- [INFORMATION PROVIDED]
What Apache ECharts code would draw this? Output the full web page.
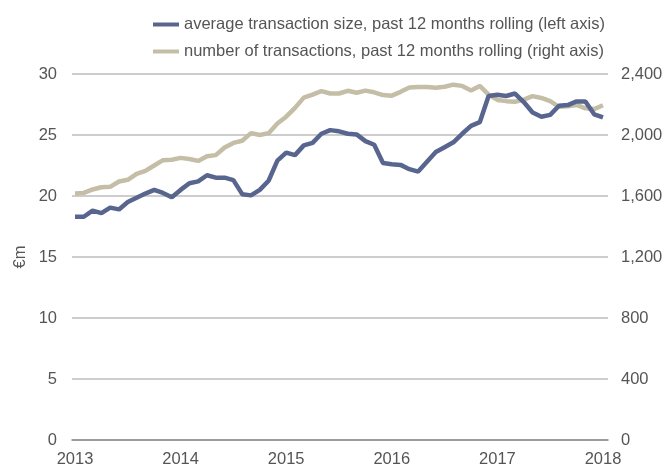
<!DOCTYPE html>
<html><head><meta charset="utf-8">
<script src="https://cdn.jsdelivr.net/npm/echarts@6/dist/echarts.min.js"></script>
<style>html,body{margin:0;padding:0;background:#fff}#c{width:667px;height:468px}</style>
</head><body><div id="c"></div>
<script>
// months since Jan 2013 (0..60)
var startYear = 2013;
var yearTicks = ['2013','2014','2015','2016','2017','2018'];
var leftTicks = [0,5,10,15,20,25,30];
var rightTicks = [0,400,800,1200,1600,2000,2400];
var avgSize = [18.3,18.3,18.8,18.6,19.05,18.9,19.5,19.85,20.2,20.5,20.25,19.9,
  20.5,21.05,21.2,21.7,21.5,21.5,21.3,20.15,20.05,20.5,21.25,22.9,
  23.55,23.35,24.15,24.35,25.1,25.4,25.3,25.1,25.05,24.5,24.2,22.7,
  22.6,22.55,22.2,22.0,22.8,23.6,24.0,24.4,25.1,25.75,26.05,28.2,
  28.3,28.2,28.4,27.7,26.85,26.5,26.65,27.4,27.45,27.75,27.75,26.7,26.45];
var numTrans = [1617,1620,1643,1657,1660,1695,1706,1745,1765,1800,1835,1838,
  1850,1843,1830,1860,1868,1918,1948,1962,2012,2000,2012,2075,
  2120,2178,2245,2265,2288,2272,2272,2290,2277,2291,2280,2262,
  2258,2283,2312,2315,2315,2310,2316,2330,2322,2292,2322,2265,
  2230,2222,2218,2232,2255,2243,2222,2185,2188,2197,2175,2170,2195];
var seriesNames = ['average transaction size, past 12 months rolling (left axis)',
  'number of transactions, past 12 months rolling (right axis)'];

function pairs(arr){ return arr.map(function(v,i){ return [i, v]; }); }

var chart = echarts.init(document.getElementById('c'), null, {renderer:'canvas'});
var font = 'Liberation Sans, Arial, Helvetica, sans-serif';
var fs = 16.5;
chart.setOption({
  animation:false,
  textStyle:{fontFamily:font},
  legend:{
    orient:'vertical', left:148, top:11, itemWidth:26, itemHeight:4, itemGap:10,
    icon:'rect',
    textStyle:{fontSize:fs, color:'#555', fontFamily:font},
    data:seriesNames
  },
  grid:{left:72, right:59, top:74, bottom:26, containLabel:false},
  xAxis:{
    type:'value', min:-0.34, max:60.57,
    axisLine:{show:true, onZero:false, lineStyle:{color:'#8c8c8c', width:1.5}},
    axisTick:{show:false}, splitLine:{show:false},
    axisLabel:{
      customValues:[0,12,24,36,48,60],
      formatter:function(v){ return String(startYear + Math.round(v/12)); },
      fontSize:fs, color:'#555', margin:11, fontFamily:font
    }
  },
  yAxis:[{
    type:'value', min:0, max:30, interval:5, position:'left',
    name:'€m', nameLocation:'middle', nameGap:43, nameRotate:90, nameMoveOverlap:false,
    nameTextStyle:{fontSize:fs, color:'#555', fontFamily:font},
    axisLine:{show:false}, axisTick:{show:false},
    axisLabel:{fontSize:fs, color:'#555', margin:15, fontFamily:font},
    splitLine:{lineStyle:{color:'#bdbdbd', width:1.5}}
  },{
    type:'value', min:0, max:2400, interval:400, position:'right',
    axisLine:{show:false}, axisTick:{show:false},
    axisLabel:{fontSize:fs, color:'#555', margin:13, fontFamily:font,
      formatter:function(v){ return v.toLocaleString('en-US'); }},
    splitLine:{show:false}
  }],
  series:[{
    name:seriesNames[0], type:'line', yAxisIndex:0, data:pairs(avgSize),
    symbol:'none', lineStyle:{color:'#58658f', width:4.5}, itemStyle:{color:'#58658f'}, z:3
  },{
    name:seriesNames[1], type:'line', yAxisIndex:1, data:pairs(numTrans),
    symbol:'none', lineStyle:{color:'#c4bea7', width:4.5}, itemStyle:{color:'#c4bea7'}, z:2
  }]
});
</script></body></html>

- [GIVEN EXERCISE] Produce an exact copy of each line of data, skipping embedded images.

- [TASK OUTPUT]
What Apache ECharts code would draw this? Output the full web page.
<!DOCTYPE html>
<html><head><meta charset="utf-8">
<script src="https://cdn.jsdelivr.net/npm/echarts@6/dist/echarts.min.js"></script>
<style>html,body{margin:0;padding:0;background:#fff}#c{width:667px;height:468px}</style>
</head><body><div id="c"></div>
<script>
// months since Jan 2013 (0..60)
var startYear = 2013;
var yearTicks = ['2013','2014','2015','2016','2017','2018'];
var leftTicks = [0,5,10,15,20,25,30];
var rightTicks = [0,400,800,1200,1600,2000,2400];
var avgSize = [18.3,18.3,18.8,18.6,19.05,18.9,19.5,19.85,20.2,20.5,20.25,19.9,
  20.5,21.05,21.2,21.7,21.5,21.5,21.3,20.15,20.05,20.5,21.25,22.9,
  23.55,23.35,24.15,24.35,25.1,25.4,25.3,25.1,25.05,24.5,24.2,22.7,
  22.6,22.55,22.2,22.0,22.8,23.6,24.0,24.4,25.1,25.75,26.05,28.2,
  28.3,28.2,28.4,27.7,26.85,26.5,26.65,27.4,27.45,27.75,27.75,26.7,26.45];
var numTrans = [1617,1620,1643,1657,1660,1695,1706,1745,1765,1800,1835,1838,
  1850,1843,1830,1860,1868,1918,1948,1962,2012,2000,2012,2075,
  2120,2178,2245,2265,2288,2272,2272,2290,2277,2291,2280,2262,
  2258,2283,2312,2315,2315,2310,2316,2330,2322,2292,2322,2265,
  2230,2222,2218,2232,2255,2243,2222,2185,2188,2197,2175,2170,2195];
var seriesNames = ['average transaction size, past 12 months rolling (left axis)',
  'number of transactions, past 12 months rolling (right axis)'];

function pairs(arr){ return arr.map(function(v,i){ return [i, v]; }); }

var chart = echarts.init(document.getElementById('c'), null, {renderer:'canvas'});
var font = 'Liberation Sans, Arial, Helvetica, sans-serif';
var fs = 16.5;
chart.setOption({
  animation:false,
  textStyle:{fontFamily:font},
  legend:{
    orient:'vertical', left:148, top:11, itemWidth:26, itemHeight:4, itemGap:10,
    icon:'rect',
    textStyle:{fontSize:fs, color:'#555', fontFamily:font},
    data:seriesNames
  },
  grid:{left:72, right:59, top:74, bottom:26, containLabel:false},
  xAxis:{
    type:'value', min:-0.34, max:60.57,
    axisLine:{show:true, onZero:false, lineStyle:{color:'#8c8c8c', width:1.5}},
    axisTick:{show:false}, splitLine:{show:false},
    axisLabel:{
      customValues:[0,12,24,36,48,60],
      formatter:function(v){ return String(startYear + Math.round(v/12)); },
      fontSize:fs, color:'#555', margin:11, fontFamily:font
    }
  },
  yAxis:[{
    type:'value', min:0, max:30, interval:5, position:'left',
    name:'€m', nameLocation:'middle', nameGap:43, nameRotate:90, nameMoveOverlap:false,
    nameTextStyle:{fontSize:fs, color:'#555', fontFamily:font},
    axisLine:{show:false}, axisTick:{show:false},
    axisLabel:{fontSize:fs, color:'#555', margin:15, fontFamily:font},
    splitLine:{lineStyle:{color:'#bdbdbd', width:1.5}}
  },{
    type:'value', min:0, max:2400, interval:400, position:'right',
    axisLine:{show:false}, axisTick:{show:false},
    axisLabel:{fontSize:fs, color:'#555', margin:13, fontFamily:font,
      formatter:function(v){ return v.toLocaleString('en-US'); }},
    splitLine:{show:false}
  }],
  series:[{
    name:seriesNames[0], type:'line', yAxisIndex:0, data:pairs(avgSize),
    symbol:'none', lineStyle:{color:'#58658f', width:4.5}, itemStyle:{color:'#58658f'}, z:3
  },{
    name:seriesNames[1], type:'line', yAxisIndex:1, data:pairs(numTrans),
    symbol:'none', lineStyle:{color:'#c4bea7', width:4.5}, itemStyle:{color:'#c4bea7'}, z:2
  }]
});
</script></body></html>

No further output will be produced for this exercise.